## DATA SECTION
★ ★ ★ ★ ★
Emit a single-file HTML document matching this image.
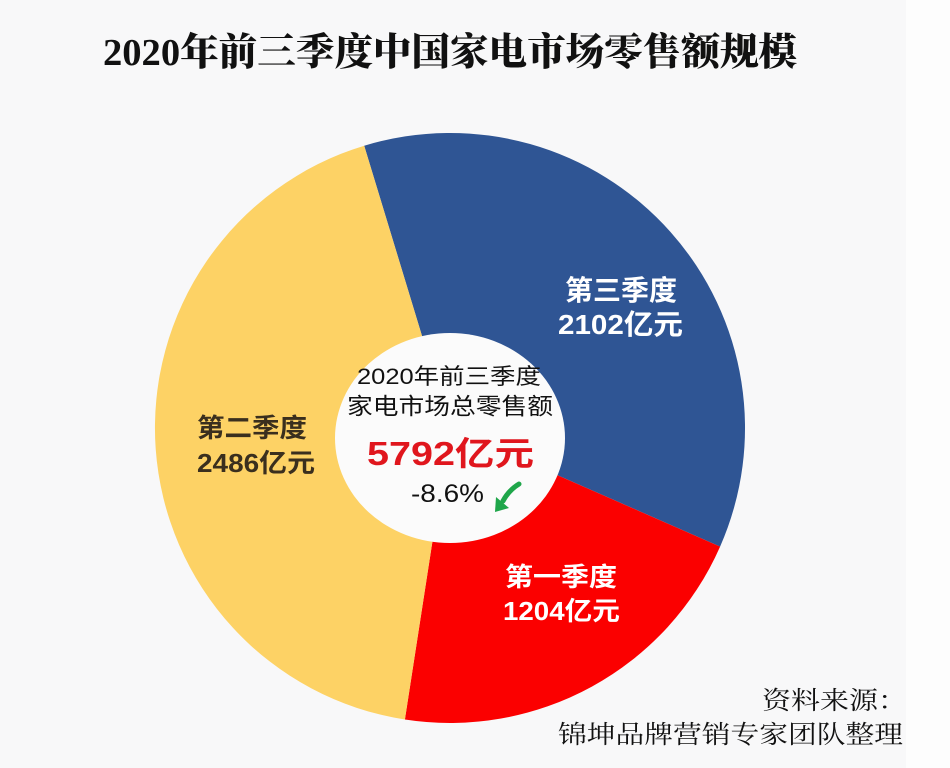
<!DOCTYPE html>
<html>
<head>
<meta charset="utf-8">
<style>
  html,body{margin:0;padding:0;background:#f8f8f9;}
  svg{display:block;}
</style>
</head>
<body>
<svg width="950" height="768" viewBox="0 0 950 768" xmlns="http://www.w3.org/2000/svg">
  <rect x="0" y="0" width="950" height="768" fill="#f8f8f9"/>
  <rect x="906" y="0" width="44" height="768" fill="#fdfdfd"/>

  <!-- Title -->
  <text x="103" y="65" font-family="'Liberation Serif','Noto Serif CJK SC',serif" font-weight="900" font-size="38" fill="#111" textLength="694" lengthAdjust="spacingAndGlyphs">2020年前三季度中国家电市场零售额规模</text>

  <!-- Donut slices: center (450,428), r=295 -->
  <!-- Q3 blue -->
  <path d="M450,428 L364.2,145.7 A295,295 0 0 1 720.1,546.6 Z" fill="#2f5594"/>
  <!-- Q1 red -->
  <path d="M450,428 L720.1,546.6 A295,295 0 0 1 404.9,719.5 Z" fill="#fb0000"/>
  <!-- Q2 yellow -->
  <path d="M450,428 L404.9,719.5 A295,295 0 0 1 364.2,145.7 Z" fill="#fdd265"/>

  <!-- Center white circle -->
  <ellipse cx="450" cy="438" rx="115" ry="105" fill="#fbfbfb"/>

  <!-- Center text -->
  <text x="357" y="384" font-family="'Liberation Sans','Noto Sans CJK SC',sans-serif" font-size="22" fill="#111" textLength="184" lengthAdjust="spacingAndGlyphs">2020年前三季度</text>
  <text x="347" y="414" font-family="'Liberation Sans','Noto Sans CJK SC',sans-serif" font-size="23" fill="#111" textLength="206" lengthAdjust="spacingAndGlyphs">家电市场总零售额</text>
  <text x="367" y="465" font-family="'Liberation Sans','Noto Sans CJK SC',sans-serif" font-weight="bold" font-size="33" fill="#e0161d" textLength="167" lengthAdjust="spacingAndGlyphs">5792亿元</text>
  <text x="411" y="502" font-family="'Liberation Sans','Noto Sans CJK SC',sans-serif" font-size="25" fill="#111" textLength="73" lengthAdjust="spacingAndGlyphs">-8.6%</text>

  <!-- Green arrow -->
  <path d="M519,484 Q509,490 503,501" stroke="#1fa64a" stroke-width="5" fill="none" stroke-linecap="round"/>
  <polygon points="495,512 496,497 509,508" fill="#1fa64a"/>

  <!-- Q3 label -->
  <text x="565" y="300" font-family="'Liberation Sans','Noto Sans CJK SC',sans-serif" font-weight="bold" font-size="28" fill="#ffffff" textLength="112" lengthAdjust="spacingAndGlyphs">第三季度</text>
  <text x="558" y="334" font-family="'Liberation Sans','Noto Sans CJK SC',sans-serif" font-weight="bold" font-size="28" fill="#ffffff" textLength="125" lengthAdjust="spacingAndGlyphs">2102亿元</text>

  <!-- Q2 label -->
  <text x="197" y="437" font-family="'Liberation Sans','Noto Sans CJK SC',sans-serif" font-weight="bold" font-size="26" fill="#3a2f1e" textLength="110" lengthAdjust="spacingAndGlyphs">第二季度</text>
  <text x="197" y="472" font-family="'Liberation Sans','Noto Sans CJK SC',sans-serif" font-weight="bold" font-size="26" fill="#3a2f1e" textLength="118" lengthAdjust="spacingAndGlyphs">2486亿元</text>

  <!-- Q1 label -->
  <text x="505" y="586" font-family="'Liberation Sans','Noto Sans CJK SC',sans-serif" font-weight="bold" font-size="26" fill="#ffffff" textLength="112" lengthAdjust="spacingAndGlyphs">第一季度</text>
  <text x="503" y="620" font-family="'Liberation Sans','Noto Sans CJK SC',sans-serif" font-weight="bold" font-size="26" fill="#ffffff" textLength="117" lengthAdjust="spacingAndGlyphs">1204亿元</text>

  <!-- Source -->
  <text x="762" y="709" font-family="'Liberation Serif','Noto Serif CJK SC',serif" font-size="25" fill="#111" textLength="145" lengthAdjust="spacingAndGlyphs">资料来源：</text>
  <text x="558" y="743" font-family="'Liberation Serif','Noto Serif CJK SC',serif" font-size="25" fill="#111" textLength="345" lengthAdjust="spacingAndGlyphs">锦坤品牌营销专家团队整理</text>
</svg>
</body>
</html>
★ ★ ★ ★ ★
Leave out the pictures and reproduce the rest of the listing exactly.

Emit a single-file HTML document matching this image.
<!DOCTYPE html>
<html>
<head>
<meta charset="utf-8">
<style>
  html,body{margin:0;padding:0;background:#f8f8f9;}
  svg{display:block;}
</style>
</head>
<body>
<svg width="950" height="768" viewBox="0 0 950 768" xmlns="http://www.w3.org/2000/svg">
  <rect x="0" y="0" width="950" height="768" fill="#f8f8f9"/>
  <rect x="906" y="0" width="44" height="768" fill="#fdfdfd"/>

  <!-- Title -->
  <text x="103" y="65" font-family="'Liberation Serif','Noto Serif CJK SC',serif" font-weight="900" font-size="38" fill="#111" textLength="694" lengthAdjust="spacingAndGlyphs">2020年前三季度中国家电市场零售额规模</text>

  <!-- Donut slices: center (450,428), r=295 -->
  <!-- Q3 blue -->
  <path d="M450,428 L364.2,145.7 A295,295 0 0 1 720.1,546.6 Z" fill="#2f5594"/>
  <!-- Q1 red -->
  <path d="M450,428 L720.1,546.6 A295,295 0 0 1 404.9,719.5 Z" fill="#fb0000"/>
  <!-- Q2 yellow -->
  <path d="M450,428 L404.9,719.5 A295,295 0 0 1 364.2,145.7 Z" fill="#fdd265"/>

  <!-- Center white circle -->
  <ellipse cx="450" cy="438" rx="115" ry="105" fill="#fbfbfb"/>

  <!-- Center text -->
  <text x="357" y="384" font-family="'Liberation Sans','Noto Sans CJK SC',sans-serif" font-size="22" fill="#111" textLength="184" lengthAdjust="spacingAndGlyphs">2020年前三季度</text>
  <text x="347" y="414" font-family="'Liberation Sans','Noto Sans CJK SC',sans-serif" font-size="23" fill="#111" textLength="206" lengthAdjust="spacingAndGlyphs">家电市场总零售额</text>
  <text x="367" y="465" font-family="'Liberation Sans','Noto Sans CJK SC',sans-serif" font-weight="bold" font-size="33" fill="#e0161d" textLength="167" lengthAdjust="spacingAndGlyphs">5792亿元</text>
  <text x="411" y="502" font-family="'Liberation Sans','Noto Sans CJK SC',sans-serif" font-size="25" fill="#111" textLength="73" lengthAdjust="spacingAndGlyphs">-8.6%</text>

  <!-- Green arrow -->
  <path d="M519,484 Q509,490 503,501" stroke="#1fa64a" stroke-width="5" fill="none" stroke-linecap="round"/>
  <polygon points="495,512 496,497 509,508" fill="#1fa64a"/>

  <!-- Q3 label -->
  <text x="565" y="300" font-family="'Liberation Sans','Noto Sans CJK SC',sans-serif" font-weight="bold" font-size="28" fill="#ffffff" textLength="112" lengthAdjust="spacingAndGlyphs">第三季度</text>
  <text x="558" y="334" font-family="'Liberation Sans','Noto Sans CJK SC',sans-serif" font-weight="bold" font-size="28" fill="#ffffff" textLength="125" lengthAdjust="spacingAndGlyphs">2102亿元</text>

  <!-- Q2 label -->
  <text x="197" y="437" font-family="'Liberation Sans','Noto Sans CJK SC',sans-serif" font-weight="bold" font-size="26" fill="#3a2f1e" textLength="110" lengthAdjust="spacingAndGlyphs">第二季度</text>
  <text x="197" y="472" font-family="'Liberation Sans','Noto Sans CJK SC',sans-serif" font-weight="bold" font-size="26" fill="#3a2f1e" textLength="118" lengthAdjust="spacingAndGlyphs">2486亿元</text>

  <!-- Q1 label -->
  <text x="505" y="586" font-family="'Liberation Sans','Noto Sans CJK SC',sans-serif" font-weight="bold" font-size="26" fill="#ffffff" textLength="112" lengthAdjust="spacingAndGlyphs">第一季度</text>
  <text x="503" y="620" font-family="'Liberation Sans','Noto Sans CJK SC',sans-serif" font-weight="bold" font-size="26" fill="#ffffff" textLength="117" lengthAdjust="spacingAndGlyphs">1204亿元</text>

  <!-- Source -->
  <text x="762" y="709" font-family="'Liberation Serif','Noto Serif CJK SC',serif" font-size="25" fill="#111" textLength="145" lengthAdjust="spacingAndGlyphs">资料来源：</text>
  <text x="558" y="743" font-family="'Liberation Serif','Noto Serif CJK SC',serif" font-size="25" fill="#111" textLength="345" lengthAdjust="spacingAndGlyphs">锦坤品牌营销专家团队整理</text>
</svg>
</body>
</html>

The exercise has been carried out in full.